## Start

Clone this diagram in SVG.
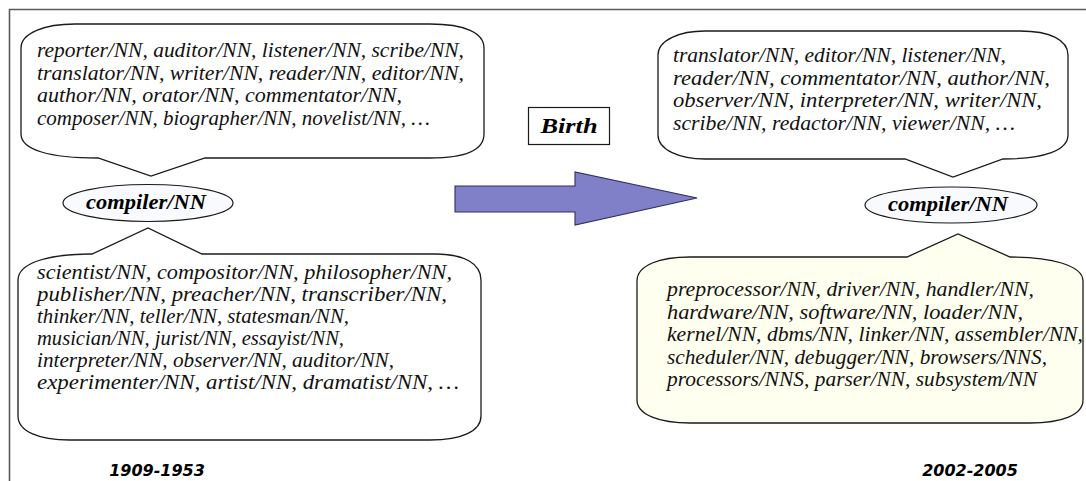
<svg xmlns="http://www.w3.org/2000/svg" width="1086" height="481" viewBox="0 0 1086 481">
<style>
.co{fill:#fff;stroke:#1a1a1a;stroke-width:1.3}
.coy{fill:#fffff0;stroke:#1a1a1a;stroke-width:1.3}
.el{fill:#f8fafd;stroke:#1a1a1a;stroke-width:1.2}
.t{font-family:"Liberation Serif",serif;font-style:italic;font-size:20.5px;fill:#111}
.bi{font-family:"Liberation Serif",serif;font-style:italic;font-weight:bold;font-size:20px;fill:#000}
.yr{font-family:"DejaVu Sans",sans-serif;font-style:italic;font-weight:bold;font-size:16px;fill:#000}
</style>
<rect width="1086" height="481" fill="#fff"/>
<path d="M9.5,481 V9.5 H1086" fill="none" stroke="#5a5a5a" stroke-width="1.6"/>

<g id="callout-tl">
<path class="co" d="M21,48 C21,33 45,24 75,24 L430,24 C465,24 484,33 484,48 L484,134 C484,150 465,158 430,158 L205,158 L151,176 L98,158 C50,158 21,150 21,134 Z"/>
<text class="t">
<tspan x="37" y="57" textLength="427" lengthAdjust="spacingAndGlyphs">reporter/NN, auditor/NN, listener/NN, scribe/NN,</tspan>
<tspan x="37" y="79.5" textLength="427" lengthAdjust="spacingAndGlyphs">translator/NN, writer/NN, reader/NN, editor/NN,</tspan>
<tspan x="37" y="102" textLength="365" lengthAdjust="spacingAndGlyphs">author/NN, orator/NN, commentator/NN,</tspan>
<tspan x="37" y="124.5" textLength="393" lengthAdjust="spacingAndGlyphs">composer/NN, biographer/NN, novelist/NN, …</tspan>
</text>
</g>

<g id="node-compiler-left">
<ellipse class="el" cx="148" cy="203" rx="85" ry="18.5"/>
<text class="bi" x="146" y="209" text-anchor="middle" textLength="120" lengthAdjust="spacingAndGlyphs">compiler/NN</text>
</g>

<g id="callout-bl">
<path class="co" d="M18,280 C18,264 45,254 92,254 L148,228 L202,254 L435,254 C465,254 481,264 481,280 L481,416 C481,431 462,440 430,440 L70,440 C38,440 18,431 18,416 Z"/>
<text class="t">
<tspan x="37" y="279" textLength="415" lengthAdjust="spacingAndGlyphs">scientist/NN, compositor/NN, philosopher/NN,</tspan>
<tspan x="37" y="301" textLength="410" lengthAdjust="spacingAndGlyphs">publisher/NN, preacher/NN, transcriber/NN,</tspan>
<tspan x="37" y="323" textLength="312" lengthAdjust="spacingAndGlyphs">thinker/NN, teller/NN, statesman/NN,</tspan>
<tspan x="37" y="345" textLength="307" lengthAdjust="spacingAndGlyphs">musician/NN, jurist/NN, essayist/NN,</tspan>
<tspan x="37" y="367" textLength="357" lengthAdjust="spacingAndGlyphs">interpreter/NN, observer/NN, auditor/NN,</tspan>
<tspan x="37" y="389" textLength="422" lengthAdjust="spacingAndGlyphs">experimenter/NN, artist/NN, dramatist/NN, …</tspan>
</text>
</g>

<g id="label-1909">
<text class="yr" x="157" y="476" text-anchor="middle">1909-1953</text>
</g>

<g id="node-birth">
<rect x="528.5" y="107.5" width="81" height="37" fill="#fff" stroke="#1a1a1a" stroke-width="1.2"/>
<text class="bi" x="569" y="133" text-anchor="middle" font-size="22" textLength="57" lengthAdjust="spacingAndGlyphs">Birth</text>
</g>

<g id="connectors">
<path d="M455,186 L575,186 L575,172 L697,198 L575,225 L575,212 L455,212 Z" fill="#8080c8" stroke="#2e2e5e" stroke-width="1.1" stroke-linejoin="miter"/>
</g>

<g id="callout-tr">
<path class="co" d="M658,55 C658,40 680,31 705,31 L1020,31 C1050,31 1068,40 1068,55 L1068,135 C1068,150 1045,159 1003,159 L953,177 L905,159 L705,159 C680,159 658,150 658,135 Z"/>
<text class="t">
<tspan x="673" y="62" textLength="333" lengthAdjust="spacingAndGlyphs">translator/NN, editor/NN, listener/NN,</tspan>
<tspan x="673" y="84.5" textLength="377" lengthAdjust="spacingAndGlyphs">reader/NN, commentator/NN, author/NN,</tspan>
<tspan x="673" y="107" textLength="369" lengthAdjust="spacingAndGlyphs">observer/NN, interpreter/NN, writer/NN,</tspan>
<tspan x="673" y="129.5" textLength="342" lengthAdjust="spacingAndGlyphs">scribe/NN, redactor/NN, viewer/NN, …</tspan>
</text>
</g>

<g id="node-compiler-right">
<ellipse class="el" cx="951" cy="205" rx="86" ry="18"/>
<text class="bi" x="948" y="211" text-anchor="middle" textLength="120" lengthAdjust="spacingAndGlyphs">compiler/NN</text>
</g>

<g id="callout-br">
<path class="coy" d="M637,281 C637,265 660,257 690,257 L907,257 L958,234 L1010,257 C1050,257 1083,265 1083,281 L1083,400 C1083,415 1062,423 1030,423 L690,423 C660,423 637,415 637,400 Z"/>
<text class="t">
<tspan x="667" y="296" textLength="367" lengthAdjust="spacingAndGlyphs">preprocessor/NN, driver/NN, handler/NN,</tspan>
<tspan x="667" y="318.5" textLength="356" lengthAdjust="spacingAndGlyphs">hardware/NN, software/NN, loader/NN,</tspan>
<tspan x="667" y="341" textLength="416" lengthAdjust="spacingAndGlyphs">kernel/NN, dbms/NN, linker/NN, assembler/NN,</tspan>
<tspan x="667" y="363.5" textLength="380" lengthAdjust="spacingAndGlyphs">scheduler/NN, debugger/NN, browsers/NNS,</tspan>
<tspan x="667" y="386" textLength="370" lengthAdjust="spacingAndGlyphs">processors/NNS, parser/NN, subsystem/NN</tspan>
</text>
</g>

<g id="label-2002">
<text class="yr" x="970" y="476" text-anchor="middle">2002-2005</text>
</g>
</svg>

## End

→ Instructions to follow
All the material shown above is to be copied exactly, with no pictures carried over.

→ Answer
Clone this diagram in SVG.
<svg xmlns="http://www.w3.org/2000/svg" width="1086" height="481" viewBox="0 0 1086 481">
<style>
.co{fill:#fff;stroke:#1a1a1a;stroke-width:1.3}
.coy{fill:#fffff0;stroke:#1a1a1a;stroke-width:1.3}
.el{fill:#f8fafd;stroke:#1a1a1a;stroke-width:1.2}
.t{font-family:"Liberation Serif",serif;font-style:italic;font-size:20.5px;fill:#111}
.bi{font-family:"Liberation Serif",serif;font-style:italic;font-weight:bold;font-size:20px;fill:#000}
.yr{font-family:"DejaVu Sans",sans-serif;font-style:italic;font-weight:bold;font-size:16px;fill:#000}
</style>
<rect width="1086" height="481" fill="#fff"/>
<path d="M9.5,481 V9.5 H1086" fill="none" stroke="#5a5a5a" stroke-width="1.6"/>

<g id="callout-tl">
<path class="co" d="M21,48 C21,33 45,24 75,24 L430,24 C465,24 484,33 484,48 L484,134 C484,150 465,158 430,158 L205,158 L151,176 L98,158 C50,158 21,150 21,134 Z"/>
<text class="t">
<tspan x="37" y="57" textLength="427" lengthAdjust="spacingAndGlyphs">reporter/NN, auditor/NN, listener/NN, scribe/NN,</tspan>
<tspan x="37" y="79.5" textLength="427" lengthAdjust="spacingAndGlyphs">translator/NN, writer/NN, reader/NN, editor/NN,</tspan>
<tspan x="37" y="102" textLength="365" lengthAdjust="spacingAndGlyphs">author/NN, orator/NN, commentator/NN,</tspan>
<tspan x="37" y="124.5" textLength="393" lengthAdjust="spacingAndGlyphs">composer/NN, biographer/NN, novelist/NN, …</tspan>
</text>
</g>

<g id="node-compiler-left">
<ellipse class="el" cx="148" cy="203" rx="85" ry="18.5"/>
<text class="bi" x="146" y="209" text-anchor="middle" textLength="120" lengthAdjust="spacingAndGlyphs">compiler/NN</text>
</g>

<g id="callout-bl">
<path class="co" d="M18,280 C18,264 45,254 92,254 L148,228 L202,254 L435,254 C465,254 481,264 481,280 L481,416 C481,431 462,440 430,440 L70,440 C38,440 18,431 18,416 Z"/>
<text class="t">
<tspan x="37" y="279" textLength="415" lengthAdjust="spacingAndGlyphs">scientist/NN, compositor/NN, philosopher/NN,</tspan>
<tspan x="37" y="301" textLength="410" lengthAdjust="spacingAndGlyphs">publisher/NN, preacher/NN, transcriber/NN,</tspan>
<tspan x="37" y="323" textLength="312" lengthAdjust="spacingAndGlyphs">thinker/NN, teller/NN, statesman/NN,</tspan>
<tspan x="37" y="345" textLength="307" lengthAdjust="spacingAndGlyphs">musician/NN, jurist/NN, essayist/NN,</tspan>
<tspan x="37" y="367" textLength="357" lengthAdjust="spacingAndGlyphs">interpreter/NN, observer/NN, auditor/NN,</tspan>
<tspan x="37" y="389" textLength="422" lengthAdjust="spacingAndGlyphs">experimenter/NN, artist/NN, dramatist/NN, …</tspan>
</text>
</g>

<g id="label-1909">
<text class="yr" x="157" y="476" text-anchor="middle">1909-1953</text>
</g>

<g id="node-birth">
<rect x="528.5" y="107.5" width="81" height="37" fill="#fff" stroke="#1a1a1a" stroke-width="1.2"/>
<text class="bi" x="569" y="133" text-anchor="middle" font-size="22" textLength="57" lengthAdjust="spacingAndGlyphs">Birth</text>
</g>

<g id="connectors">
<path d="M455,186 L575,186 L575,172 L697,198 L575,225 L575,212 L455,212 Z" fill="#8080c8" stroke="#2e2e5e" stroke-width="1.1" stroke-linejoin="miter"/>
</g>

<g id="callout-tr">
<path class="co" d="M658,55 C658,40 680,31 705,31 L1020,31 C1050,31 1068,40 1068,55 L1068,135 C1068,150 1045,159 1003,159 L953,177 L905,159 L705,159 C680,159 658,150 658,135 Z"/>
<text class="t">
<tspan x="673" y="62" textLength="333" lengthAdjust="spacingAndGlyphs">translator/NN, editor/NN, listener/NN,</tspan>
<tspan x="673" y="84.5" textLength="377" lengthAdjust="spacingAndGlyphs">reader/NN, commentator/NN, author/NN,</tspan>
<tspan x="673" y="107" textLength="369" lengthAdjust="spacingAndGlyphs">observer/NN, interpreter/NN, writer/NN,</tspan>
<tspan x="673" y="129.5" textLength="342" lengthAdjust="spacingAndGlyphs">scribe/NN, redactor/NN, viewer/NN, …</tspan>
</text>
</g>

<g id="node-compiler-right">
<ellipse class="el" cx="951" cy="205" rx="86" ry="18"/>
<text class="bi" x="948" y="211" text-anchor="middle" textLength="120" lengthAdjust="spacingAndGlyphs">compiler/NN</text>
</g>

<g id="callout-br">
<path class="coy" d="M637,281 C637,265 660,257 690,257 L907,257 L958,234 L1010,257 C1050,257 1083,265 1083,281 L1083,400 C1083,415 1062,423 1030,423 L690,423 C660,423 637,415 637,400 Z"/>
<text class="t">
<tspan x="667" y="296" textLength="367" lengthAdjust="spacingAndGlyphs">preprocessor/NN, driver/NN, handler/NN,</tspan>
<tspan x="667" y="318.5" textLength="356" lengthAdjust="spacingAndGlyphs">hardware/NN, software/NN, loader/NN,</tspan>
<tspan x="667" y="341" textLength="416" lengthAdjust="spacingAndGlyphs">kernel/NN, dbms/NN, linker/NN, assembler/NN,</tspan>
<tspan x="667" y="363.5" textLength="380" lengthAdjust="spacingAndGlyphs">scheduler/NN, debugger/NN, browsers/NNS,</tspan>
<tspan x="667" y="386" textLength="370" lengthAdjust="spacingAndGlyphs">processors/NNS, parser/NN, subsystem/NN</tspan>
</text>
</g>

<g id="label-2002">
<text class="yr" x="970" y="476" text-anchor="middle">2002-2005</text>
</g>
</svg>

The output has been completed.